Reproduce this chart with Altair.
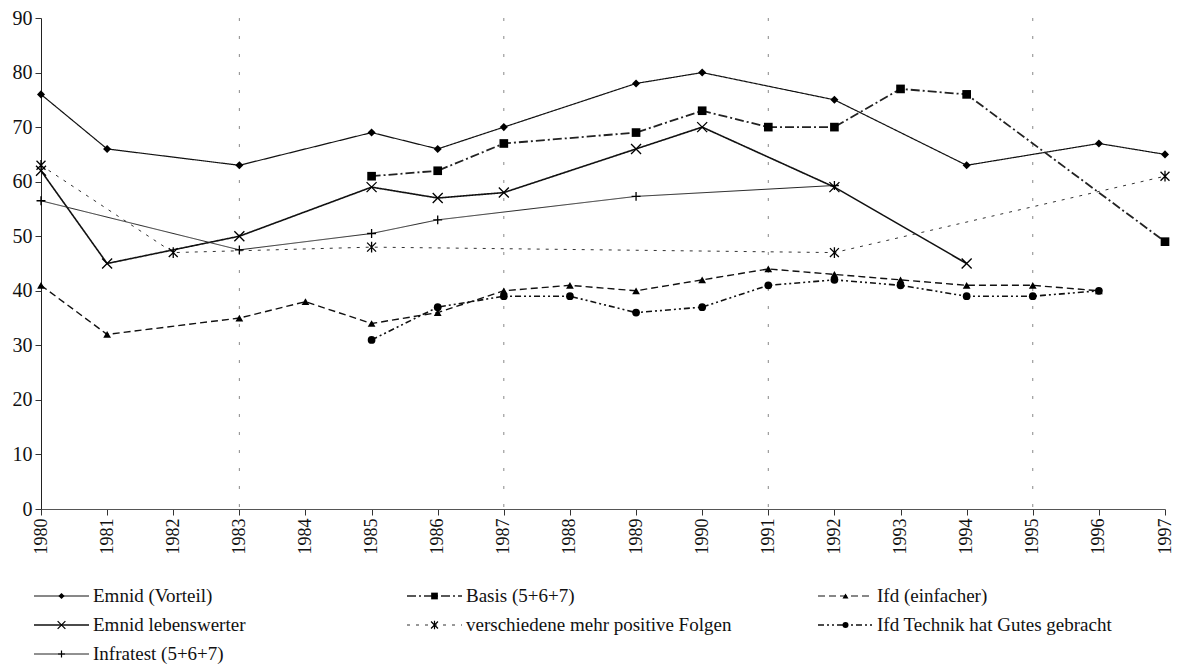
import altair as alt
import pandas as pd

# ---- data ----
series_names = [
    "Emnid (Vorteil)",
    "Basis (5+6+7)",
    "Ifd (einfacher)",
    "Emnid lebenswerter",
    "verschiedene mehr positive Folgen",
    "Ifd Technik hat Gutes gebracht",
    "Infratest (5+6+7)",
]

years_emnid_vorteil = [1980, 1981, 1983, 1985, 1986, 1987, 1989, 1990, 1992, 1994, 1996, 1997]
vals_emnid_vorteil = [76, 66, 63, 69, 66, 70, 78, 80, 75, 63, 67, 65]

years_basis = [1985, 1986, 1987, 1989, 1990, 1991, 1992, 1993, 1994, 1997]
vals_basis = [61, 62, 67, 69, 73, 70, 70, 77, 76, 49]

years_ifd_einfacher = [1980, 1981, 1983, 1984, 1985, 1986, 1987, 1988, 1989, 1990, 1991, 1992, 1993, 1994, 1995, 1996]
vals_ifd_einfacher = [41, 32, 35, 38, 34, 36, 40, 41, 40, 42, 44, 43, 42, 41, 41, 40]

years_emnid_lebenswerter = [1980, 1981, 1983, 1985, 1986, 1987, 1989, 1990, 1992, 1994]
vals_emnid_lebenswerter = [62, 45, 50, 59, 57, 58, 66, 70, 59, 45]

years_verschiedene = [1980, 1982, 1985, 1992, 1997]
vals_verschiedene = [63, 47, 48, 47, 61]

years_ifd_technik = [1985, 1986, 1987, 1988, 1989, 1990, 1991, 1992, 1993, 1994, 1995, 1996]
vals_ifd_technik = [31, 37, 39, 39, 36, 37, 41, 42, 41, 39, 39, 40]

years_infratest = [1980, 1983, 1985, 1986, 1989, 1992]
vals_infratest = [56.5, 47.5, 50.5, 53, 57.3, 59.3]

year_ticks = list(range(1980, 1998))
y_ticks = list(range(0, 100, 10))
grid_years = [1983, 1987, 1991, 1995]

# legend layout (column / row of each entry)
legend_cols = [0, 1, 2, 0, 1, 2, 0]
legend_rows = [0, 0, 0, 1, 1, 1, 2]

series_data = [
    (years_emnid_vorteil, vals_emnid_vorteil),
    (years_basis, vals_basis),
    (years_ifd_einfacher, vals_ifd_einfacher),
    (years_emnid_lebenswerter, vals_emnid_lebenswerter),
    (years_verschiedene, vals_verschiedene),
    (years_ifd_technik, vals_ifd_technik),
    (years_infratest, vals_infratest),
]

rows = []
for name, (ys, vs) in zip(series_names, series_data):
    for y, v in zip(ys, vs):
        rows.append({"series": name, "year": y, "value": v})
df = pd.DataFrame(rows)

X_PATH = "M-1,-1L1,1M-1,1L1,-1"
STAR_PATH = "M-1,-1L1,1M-1,1L1,-1M0,-1.2L0,1.2"
PLUS_PATH = "M-1,0L1,0M0,-1L0,1"

styles = {
    "Emnid (Vorteil)": dict(dash=[1, 0], width=1.2, shape="diamond", filled=True, size=65, color="#111"),
    "Basis (5+6+7)": dict(dash=[9, 3, 2, 3], width=1.8, shape="square", filled=True, size=75, color="#222"),
    "Ifd (einfacher)": dict(dash=[7, 4], width=1.4, shape="triangle-up", filled=True, size=60, color="#111"),
    "Emnid lebenswerter": dict(dash=[1, 0], width=1.6, shape=X_PATH, filled=False, size=100, color="#111"),
    "verschiedene mehr positive Folgen": dict(dash=[3, 6], width=1.0, shape=STAR_PATH, filled=False, size=80, color="#333"),
    "Ifd Technik hat Gutes gebracht": dict(dash=[6, 3, 2, 3, 2, 3], width=1.6, shape="circle", filled=True, size=60, color="#111"),
    "Infratest (5+6+7)": dict(dash=[1, 0], width=1.0, shape=PLUS_PATH, filled=False, size=80, color="#222"),
}

FONT = "Liberation Serif"
W = 1124
H = 491

x_scale = alt.Scale(domain=[1980, 1997], nice=False, zero=False)
x_enc = alt.X(
    "year:Q",
    scale=x_scale,
    axis=alt.Axis(values=year_ticks, format="d", labelAngle=-90, title=None, grid=False,
                  labelFontSize=18, labelFont=FONT, labelColor="#111", tickColor="#333",
                  domainColor="#555", tickSize=6, labelPadding=3, labelFlush=False),
)
y_enc = alt.Y(
    "value:Q",
    scale=alt.Scale(domain=[0, 90], nice=False),
    axis=alt.Axis(values=y_ticks, title=None, grid=False, labelFontSize=20, labelFont=FONT,
                  labelColor="#111", tickColor="#333", domainColor="#222", tickSize=6, labelPadding=3),
)

base = alt.Chart(df)

grid_df = pd.DataFrame({"year": grid_years})
grid = alt.Chart(grid_df).mark_rule(color="#888", strokeDash=[3, 15], strokeWidth=1).encode(
    x=alt.X("year:Q", scale=x_scale),
    y=alt.value(0),
    y2=alt.value(H),
)

layers = [grid]
for name in series_names:
    s = styles[name]
    sub = base.transform_filter(alt.datum.series == name)
    layers.append(
        sub.mark_line(color=s["color"], strokeDash=s["dash"], strokeWidth=s["width"]).encode(x=x_enc, y=y_enc)
    )
for name in series_names:
    s = styles[name]
    sub = base.transform_filter(alt.datum.series == name)
    if s["filled"]:
        pt = sub.mark_point(shape=s["shape"], filled=True, color="#000", size=s["size"], opacity=1)
    else:
        pt = sub.mark_point(shape=s["shape"], filled=False, color="#000", size=s["size"],
                            strokeWidth=1.3, opacity=1)
    layers.append(pt.encode(x=x_enc, y=y_enc))

main = alt.layer(*layers).properties(width=W, height=H)

# ---- legend panel (pixel layout relative to the plot's left edge) ----
COL_START = [-7, 366, 777]
SEG = 55
TEXT_GAP = 4
leg_df = pd.DataFrame({
    "series": series_names,
    "col": legend_cols,
    "row": legend_rows,
})
leg_df["x0"] = [COL_START[c] for c in leg_df["col"]]
leg_df["x1"] = leg_df["x0"] + SEG
leg_df["xm"] = leg_df["x0"] + SEG / 2
leg_df["xt"] = leg_df["x1"] + TEXT_GAP

lx_scale = alt.Scale(domain=[0, W], nice=False, zero=False)
ly_scale = alt.Scale(domain=[0, 2], reverse=True, nice=False, zero=False)
leg_base = alt.Chart(leg_df)
leg_layers = []
for name in series_names:
    s = styles[name]
    sub = leg_base.transform_filter(alt.datum.series == name)
    leg_layers.append(
        sub.mark_rule(color=s["color"], strokeDash=s["dash"],
                      strokeWidth=max(1.0, s["width"] - 0.2)).encode(
            x=alt.X("x0:Q", scale=lx_scale, axis=None),
            x2="x1:Q",
            y=alt.Y("row:Q", scale=ly_scale, axis=None),
        )
    )
    if s["filled"]:
        pt = sub.mark_point(shape=s["shape"], filled=True, color="#000", size=s["size"] * 0.6, opacity=1)
    else:
        pt = sub.mark_point(shape=s["shape"], filled=False, color="#000", size=s["size"] * 0.6,
                            strokeWidth=1.2, opacity=1)
    leg_layers.append(pt.encode(
        x=alt.X("xm:Q", scale=lx_scale, axis=None),
        y=alt.Y("row:Q", scale=ly_scale, axis=None),
    ))
leg_layers.append(
    leg_base.mark_text(align="left", baseline="middle", font=FONT, fontSize=19, color="#111").encode(
        x=alt.X("xt:Q", scale=lx_scale, axis=None),
        y=alt.Y("row:Q", scale=ly_scale, axis=None),
        text="series:N",
    )
)
legend = alt.layer(*leg_layers).properties(width=W, height=58)

chart = alt.vconcat(main, legend, spacing=33).resolve_scale(x="independent", y="independent").properties(
    padding={"left": 4, "top": 0, "right": 0, "bottom": 0}
).configure_view(stroke=None).configure_axis(labelFont=FONT)

chart.save("out.html", embed_options={"renderer": "svg", "actions": False})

What the task requires: Please quote the lines of the material, beginning with the first and ending with the one that contains "legend_rows = [0, 0, 0, 1, 1, 1, 2]", exactly as written and without any pictures.

Finished exercise:
Reproduce this chart with Altair.
import altair as alt
import pandas as pd

# ---- data ----
series_names = [
    "Emnid (Vorteil)",
    "Basis (5+6+7)",
    "Ifd (einfacher)",
    "Emnid lebenswerter",
    "verschiedene mehr positive Folgen",
    "Ifd Technik hat Gutes gebracht",
    "Infratest (5+6+7)",
]

years_emnid_vorteil = [1980, 1981, 1983, 1985, 1986, 1987, 1989, 1990, 1992, 1994, 1996, 1997]
vals_emnid_vorteil = [76, 66, 63, 69, 66, 70, 78, 80, 75, 63, 67, 65]

years_basis = [1985, 1986, 1987, 1989, 1990, 1991, 1992, 1993, 1994, 1997]
vals_basis = [61, 62, 67, 69, 73, 70, 70, 77, 76, 49]

years_ifd_einfacher = [1980, 1981, 1983, 1984, 1985, 1986, 1987, 1988, 1989, 1990, 1991, 1992, 1993, 1994, 1995, 1996]
vals_ifd_einfacher = [41, 32, 35, 38, 34, 36, 40, 41, 40, 42, 44, 43, 42, 41, 41, 40]

years_emnid_lebenswerter = [1980, 1981, 1983, 1985, 1986, 1987, 1989, 1990, 1992, 1994]
vals_emnid_lebenswerter = [62, 45, 50, 59, 57, 58, 66, 70, 59, 45]

years_verschiedene = [1980, 1982, 1985, 1992, 1997]
vals_verschiedene = [63, 47, 48, 47, 61]

years_ifd_technik = [1985, 1986, 1987, 1988, 1989, 1990, 1991, 1992, 1993, 1994, 1995, 1996]
vals_ifd_technik = [31, 37, 39, 39, 36, 37, 41, 42, 41, 39, 39, 40]

years_infratest = [1980, 1983, 1985, 1986, 1989, 1992]
vals_infratest = [56.5, 47.5, 50.5, 53, 57.3, 59.3]

year_ticks = list(range(1980, 1998))
y_ticks = list(range(0, 100, 10))
grid_years = [1983, 1987, 1991, 1995]

# legend layout (column / row of each entry)
legend_cols = [0, 1, 2, 0, 1, 2, 0]
legend_rows = [0, 0, 0, 1, 1, 1, 2]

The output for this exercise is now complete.